Telecommunication cables are ubiquitous and used for distributing all manner of data across vast networks. The majority of cables are electrically conductive cables (typically copper), although the use of optical fiber cables is growing rapidly in telecommunication systems as larger and larger amounts of data are transmitted. Additionally, as data transmissions increase, the fiber optic network is being extended closer to the end user which can be a premises, business, or a private residence.
As telecommunication cables are routed across data networks, it is necessary to periodically open the cable so that one or more telecommunication lines therein may be spliced or otherwise connected to other cables or “branches” and to be distributed across the telecommunication network. At each point where a telecommunication cable is opened, it is necessary to provide a telecommunication enclosure to protect the exposed interior of the cable. The cable branches may be further distributed until the network reaches individual homes, businesses, offices, and so on. These networks are often referred to as fiber to the X (FTTX) networks which can include fiber to the premise (FTTP), fiber to the home (FTTH) and fiber to the antenna (FTTA) networks.
Fiber terminals are one type of telecommunication enclosure that is typically located near an end user in a FTTP network to distribute the final service to the end user. Typical fiber terminals are designed to drop services (to provide service connections) to a small number of premises having typically between four to twelve end users. The last service connection from the fiber terminal is made to an optical network terminal (ONT), located at the end user, using a drop cable. Typically, an optical connector attached to the terminal end of an optical fiber of the cable is preferred to allow quick, reliable field installation.
There are two basic methods of introducing an optical fiber into a telecommunication or enclosure.
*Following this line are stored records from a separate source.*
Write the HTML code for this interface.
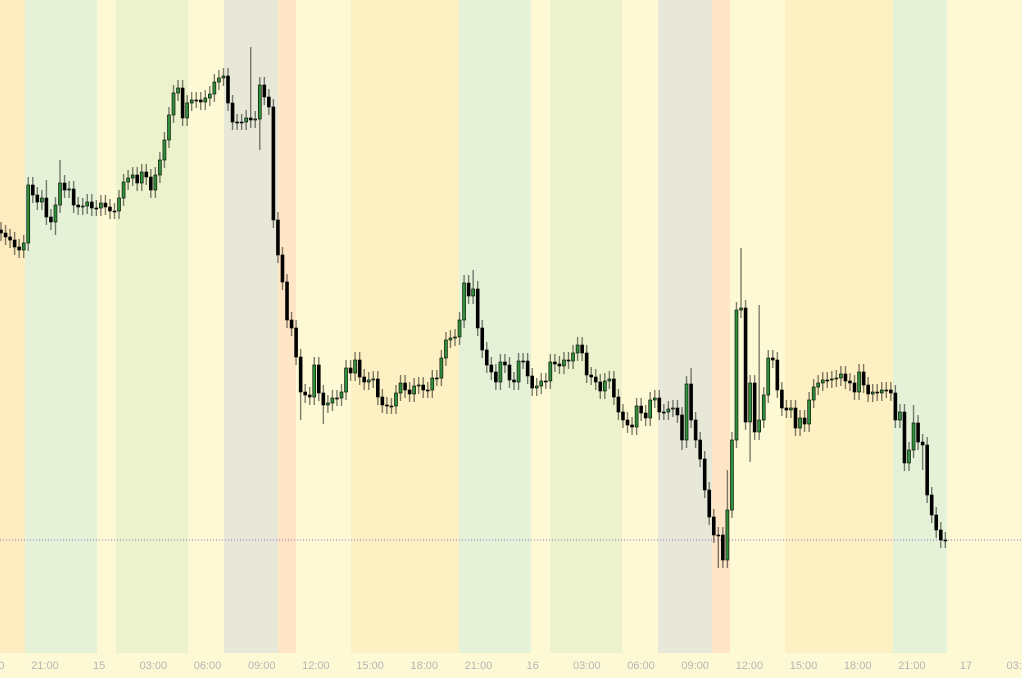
<!DOCTYPE html>
<html><head><meta charset="utf-8"><style>
html,body{margin:0;padding:0;background:#fef9d5;}
svg{display:block;font-family:"Liberation Sans",sans-serif;}
</style></head><body>
<svg id="chart" width="1022" height="678" viewBox="0 0 1022 678" xmlns="http://www.w3.org/2000/svg">
<rect x="0" y="0" width="1022" height="678" fill="#fef9d5"/>
<g id="bands"></g>
<line x1="0" y1="540" x2="1022" y2="540" stroke="#9a6ad0" stroke-width="1" stroke-dasharray="1,2"/>
<g id="candles"></g>
<g id="xaxis"></g>
</svg>
<script>
// session band data: [startPx, endPx, colour]
const bandStarts = [0,25,97,116,188,224,278,296,351,459,531,550,622,658,712,730,785,893,947];
const bandEnds   = [25,97,116,188,224,278,296,351,459,531,550,622,658,712,730,785,893,947,1022];
const bandColors = ["#fdecc0","#e5f2d8","#fef9d5","#ecf3cc","#fef9d5","#e8e8d8","#fde5c6","#fef9d5","#fdf0c2","#e5f2d8","#fef9d5","#ecf3cc","#fef9d5","#e8e8d8","#fde5c6","#fef9d5","#fdf0c2","#e5f2d8","#fef9d5"];

const tickLabels = ["18:00","21:00","15","03:00","06:00","09:00","12:00","15:00","18:00","21:00","16","03:00","06:00","09:00","12:00","15:00","18:00","21:00","17","03:00"];
const tickHours  = [-3,0,3,6,9,12,15,18,21,24,27,30,33,36,39,42,45,48,51,54];

const closes = [367,363,360,353,350,357,
415,405,398,402,383,378,395,417,410,411,
395,393,394,398,392,392,397,393,389,389,
402,418,422,425,417,428,423,410,425,440,
460,485,507,512,482,497,500,500,498,502,
506,518,522,524,497,478,478,478,482,480,
481,515,503,493,380,345,318,280,272,243,
208,205,203,235,207,195,197,202,202,208,
232,227,240,223,218,220,221,203,195,194,
194,207,217,210,206,214,215,210,210,222,
222,242,260,262,263,280,317,304,311,272,
250,235,228,218,238,235,220,218,239,239,
224,212,214,219,219,238,236,234,240,239,
247,255,247,225,223,218,209,219,221,203,
188,180,175,173,194,187,182,200,202,188,
188,191,192,185,160,216,180,160,141,110,
83,65,65,40,90,160,290,292,178,217,
168,180,205,242,240,210,192,190,192,172,
182,176,200,213,217,220,220,221,222,226,
219,217,208,228,215,206,208,207,210,210,
207,180,188,137,150,177,158,155,105,85,
70,60,60];
const firstOpen = 370;
const highIdx = [13,55,163,152,160,104,201,10,59,167];
const highVal = [440,553,352,232,130,330,195,420,500,295];
const lowIdx = [57,165,158,71,66,203,150,12];
const lowVal = [450,138,32,176,180,130,150,365];
const wickPad = 8;

// scales
const xStep = 4.54, x0 = 1;
const xScale = i => x0 + i * xStep;
const yScale = p => 600 - p;
const hourPx = 18.06, hour0Px = 45;
const tScale = h => hour0Px + h * hourPx;

const NS = "http://www.w3.org/2000/svg";
const bandsG = document.getElementById('bands');
for (let i = 0; i < bandStarts.length; i++) {
  const r = document.createElementNS(NS, 'rect');
  r.setAttribute('x', bandStarts[i]); r.setAttribute('y', 0);
  r.setAttribute('width', bandEnds[i] - bandStarts[i]); r.setAttribute('height', 653);
  r.setAttribute('fill', bandColors[i]);
  
  
  bandsG.appendChild(r);
}

const axG = document.getElementById('xaxis');
for (let i = 0; i < tickLabels.length; i++) {
  const t = document.createElementNS(NS, 'text');
  t.setAttribute('x', tScale(tickHours[i])); t.setAttribute('y', 669);
  t.setAttribute('text-anchor', 'middle'); t.setAttribute('font-size', '11');
  t.setAttribute('fill', '#b4b4b4');
  t.textContent = tickLabels[i];
  
  
  axG.appendChild(t);
}

const cG = document.getElementById('candles');
for (let i = 0; i < closes.length; i++) {
  const o = i === 0 ? firstOpen : closes[i - 1];
  const c = closes[i];
  let hi = Math.max(o, c) + wickPad, lo = Math.min(o, c) - wickPad;
  const hk = highIdx.indexOf(i); if (hk >= 0) hi = Math.max(hi, highVal[hk]);
  const lk = lowIdx.indexOf(i); if (lk >= 0) lo = Math.min(lo, lowVal[lk]);
  const x = xScale(i);
  const w = document.createElementNS(NS, 'line');
  w.setAttribute('x1', x); w.setAttribute('x2', x);
  w.setAttribute('y1', yScale(hi)); w.setAttribute('y2', yScale(lo));
  w.setAttribute('stroke', 'rgba(0,0,0,0.5)'); w.setAttribute('stroke-width', '1.4');
  
  
  cG.appendChild(w);
  const b = document.createElementNS(NS, 'rect');
  const top = yScale(Math.max(o, c)), bot = yScale(Math.min(o, c));
  b.setAttribute('x', x - 1.5); b.setAttribute('width', 3);
  b.setAttribute('y', top); b.setAttribute('height', Math.max(1, bot - top));
  const up = c > o;
  b.setAttribute('fill', up ? '#2f8f3a' : '#000');
  b.setAttribute('stroke', '#000'); b.setAttribute('stroke-width', '0.6');
  
  
  cG.appendChild(b);
}
</script>
</body></html>
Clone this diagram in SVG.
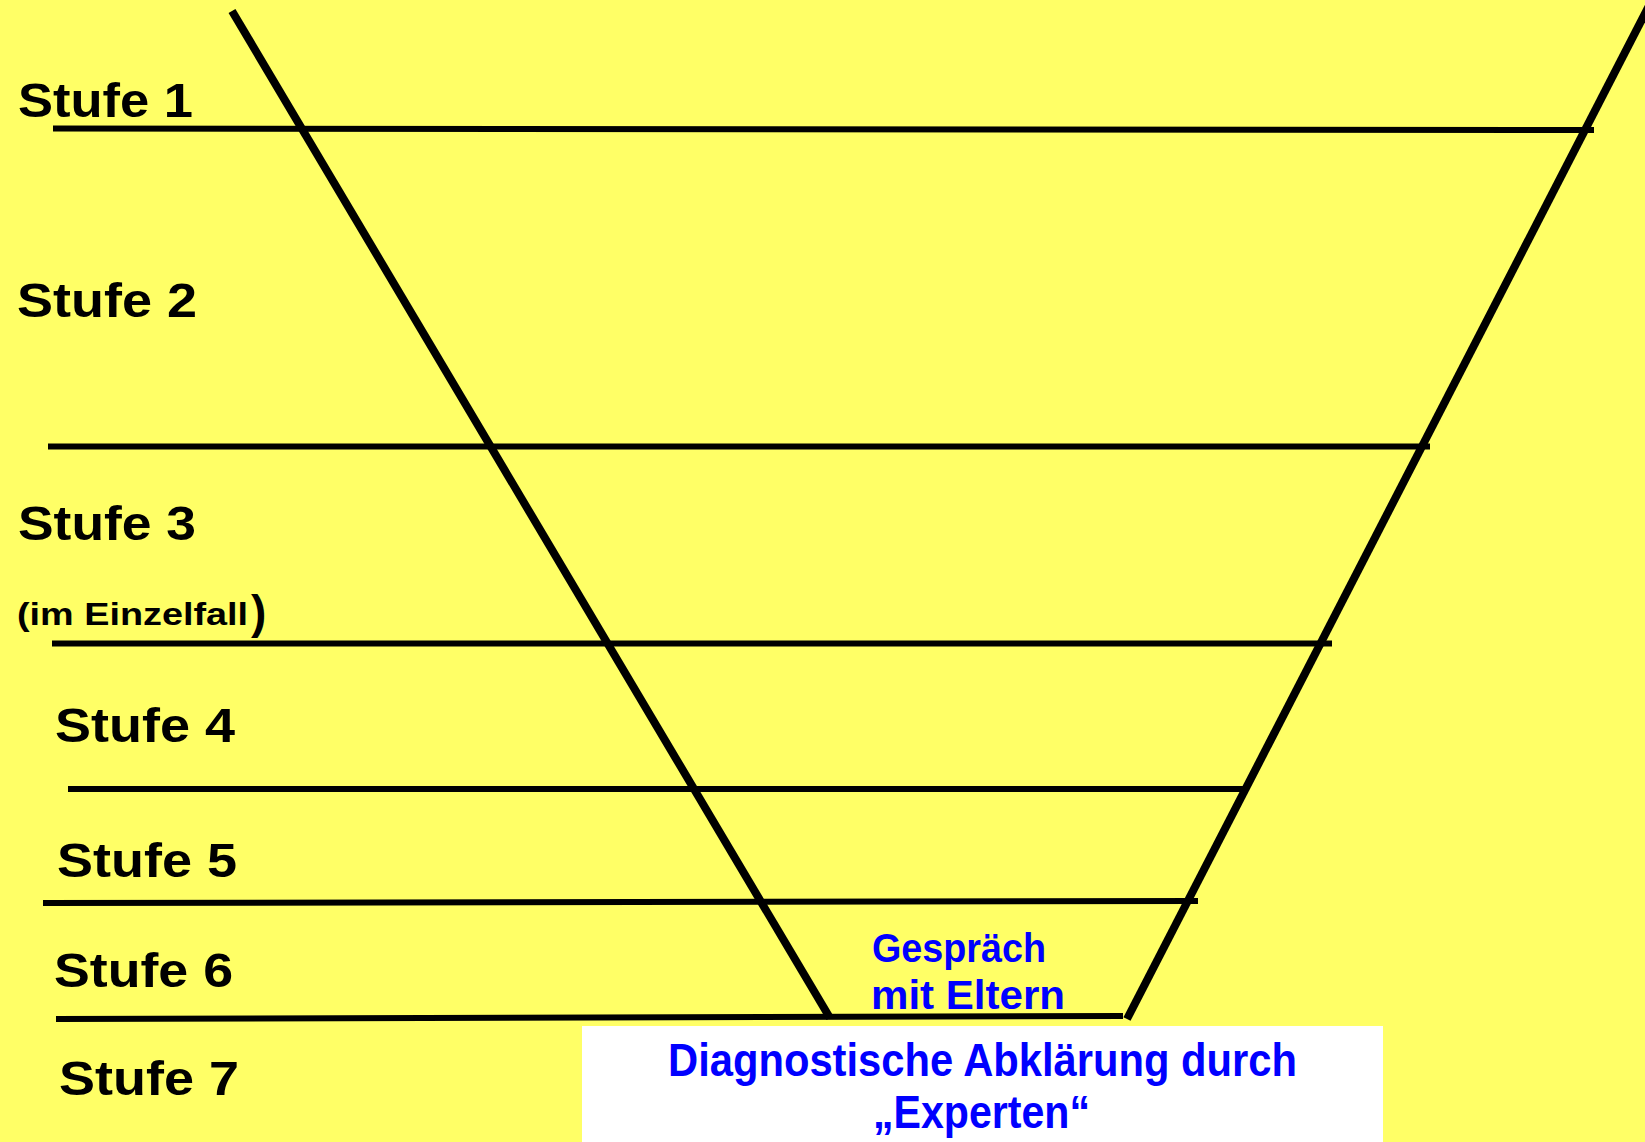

In the first method, the cable passes through an inlet device fitted into a port of the telecommunication enclosure. The optical connection interface is made within the enclosure by either an optical connector or an optical splice. Conventional watertight optical inlet devices are described in U.S. Pat. Nos. 6,487,344 and 8,313,250, which can be inserted into a port so that a telecommunication cable can pass through the wall and into the interior of a telecommunication enclosure.
The second method is to provide a weatherproof optical connection interface in or near a wall of the telecommunication enclosure using a sealed hardened connector that is factory mounted on the terminal end of an optical fiber cable and mating receptacle mounted within a port or in the wall of the telecommunication enclosure, such as described in U.S. Pat. Nos. 6,648,520; 7,090,406; and 6,579,014. Generally, the receptacle in this conventional connector/receptacle system is attached directly to the wall of the enclosure so that the external connection point extends from the port and is exposed to the outdoor environment. In addition, this connector/receptacle system requires environmental sealing between the receptacle and the port of a telecommunication enclosure and between the connector and the receptacle.
A field mountable sealed connector having a connection interface disposed within an interior portion of a telecommunication enclosure is described in Patent Cooperation Treaty Publication No. WO 2013/106183.
Due to the rugged handling of drop cables which utilize these hardened connectors, a need exists for enhanced pull strength without having to rely on a threaded connection between the hardened connector and its mating receptacle. The size of the mating receptacle limits the port density that can be achieved with conventional ruggedized optical fiber connectors. Thus, there is an increased desire for a higher port density in a telecommunication enclosure than can be achieved with conventional ruggedized connectors. In addition, there is a need to provide a ruggedized field mountable fiber optic connector that allows the craftsman to customize the length of the drop cable for a particular network installation while maintaining the environmental protection of the telecommunication enclosure.